Why Choose Homeschooling?
Wednesday, June 21st, 2006By Mimi Rothschild
Parents consider homeschooling their children for a myriad of reasons, and you might also be thinking about turning your own child into a homeschooler. Perhaps you’ve always wanted to homeschool to control the atmosphere, curriculum and teaching style; perhaps you’ve become disillusioned with the public education system. There are plenty of reasons to choose homeschooling as a positive alternative for educating your kids.

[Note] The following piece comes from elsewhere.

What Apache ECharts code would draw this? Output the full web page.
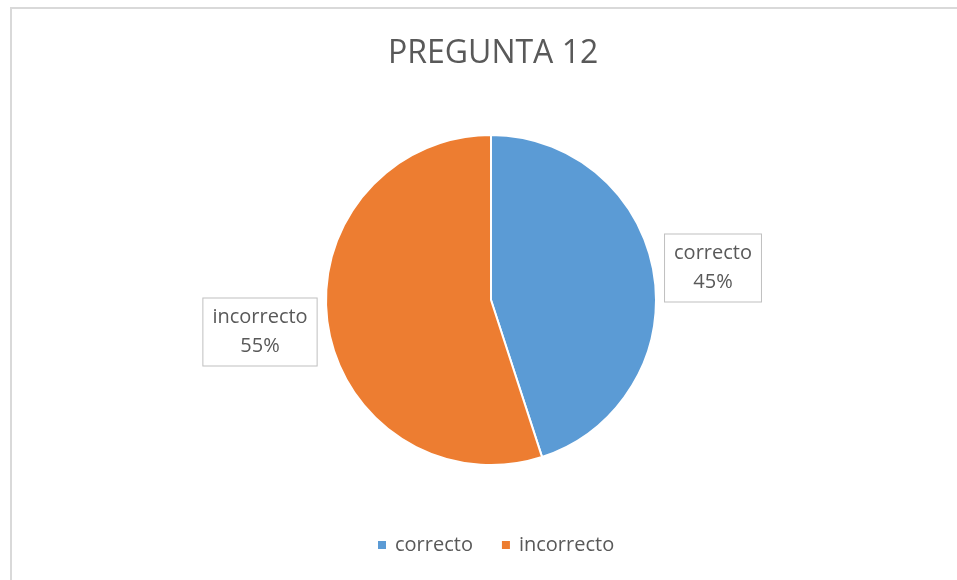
<!DOCTYPE html>
<html>
<head>
<meta charset="utf-8">
<style>
  html, body { margin: 0; padding: 0; background: #fff; }
  #frame { position: absolute; left: 10px; top: 7px; width: 960px; height: 590px;
           border-left: 2px solid #d9d9d9; border-top: 2px solid #d9d9d9; box-sizing: border-box; }
  #chart { position: absolute; left: 0; top: 0; width: 957px; height: 580px; }
</style>
<script src="https://cdn.jsdelivr.net/npm/echarts@6/dist/echarts.min.js"></script>
</head>
<body>
<div id="frame"></div>
<div id="chart"></div>
<script>
const titleText = 'PREGUNTA 12';
const categories = ['correcto', 'incorrecto'];
const percents = [45, 55];
const colors = ['#5b9bd5', '#ed7d31'];

// centre points of the boxed slice labels
const labelSpots = [
  { x: 713, y: 268 },
  { x: 260, y: 332 }
];

const chart = echarts.init(document.getElementById('chart'), null, { renderer: 'canvas' });
const fontFamily = '"Open Sans", sans-serif';

chart.setOption({
  animation: false,
  title: {
    text: titleText,
    left: 383,
    top: 33,
    textStyle: { fontFamily, fontSize: 32, fontWeight: 'normal', color: '#595959' }
  },
  legend: {
    top: 530,
    left: 371,
    itemWidth: 10,
    itemHeight: 10,
    itemGap: 27,
    icon: 'rect',
    textStyle: { fontFamily, fontSize: 20, color: '#595959', padding: [0, 0, 0, 3] },
    data: categories
  },
  series: [{
    type: 'pie',
    center: [491, 300],
    radius: [0, 165],
    startAngle: 90,
    clockwise: true,
    itemStyle: { borderColor: '#fff', borderWidth: 2 },
    labelLine: { show: false },
    label: {
      show: true,
      position: 'outside',
      formatter: p => p.name + '\n' + p.value + '%',
      fontFamily,
      fontSize: 20,
      lineHeight: 29,
      color: '#595959',
      align: 'center',
      borderColor: '#bfbfbf',
      borderWidth: 1,
      padding: [5, 9, 4, 9],
      backgroundColor: '#fff'
    },
    labelLayout: params => ({
      x: labelSpots[params.dataIndex].x,
      y: labelSpots[params.dataIndex].y,
      align: 'center',
      verticalAlign: 'middle'
    }),
    data: categories.map((c, i) => ({
      name: c,
      value: percents[i],
      itemStyle: { color: colors[i] }
    }))
  }]
});
</script>
</body>
</html>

First of all, studies point to evidence that children who are tutored do better academically than their peers in traditional school settings. Socially, children in a homeschool are actually protected from the potentially negative influences in a public classroom, and homeschool parents can still take measures to ensure their children interact with others in healthy and controlled environments. Another reason to homeschool your children is to develop and strengthen family relationships. Parents who teach their children and siblings who learn side by side grow together and learn to appreciate and respect each other more because of the quality time they are spending together. In addition, choosing and creating a homeschool environment allows the parents to help their children grow spiritually. Through a homeschool environment, parents are able to teach their homeschoolers ethics, morality and biblical principles as well as character growth, and give them the chance to study the Bible directly.
However, probably the best reason for Christians to choose to homeschool their children is because homeschooling is modeled in Scripture. The Bible asks parents to commit to raising and teaching their children in all areas and at all ages. Fathers are given the primary responsibility, but mothers are also required to raise and teach their children God’s commandments. Parents, as the child’s closest and constant companions, are also meant to teach about God at each given opportunity — anywhere, anytime; not just in a classroom from 9 a.m. to 3 p.m. Monday to Friday. This is why a homeschool environment is so conducive to living, learning and teaching the way God intended — parents can create their own homeschool according to God’s design.
The first and foremost component of study in a homeschool should be the Bible, or the true Word of God — the lens through which all believers need to view the world and everything in it. The second component of study in a homeschool is everything the Lord has created, which includes subjects like mathematics, history, science, geography, art, music and languages. Many homeschool parents decide to forego the methods regular schools take and study these subjects using a “unit-study” approach, which considers the relationship between all the subjects and how God views them.
If you’re considering homeschooling your children in a Christian environment, it’s important to keep in mind that the ultimate goal of home education is not merely academic or social preparedness but also character training — for the children as students as well as for the parents as teachers –that they would all grow together from simply a homeschool family to a family that is pleasing and honoring to God.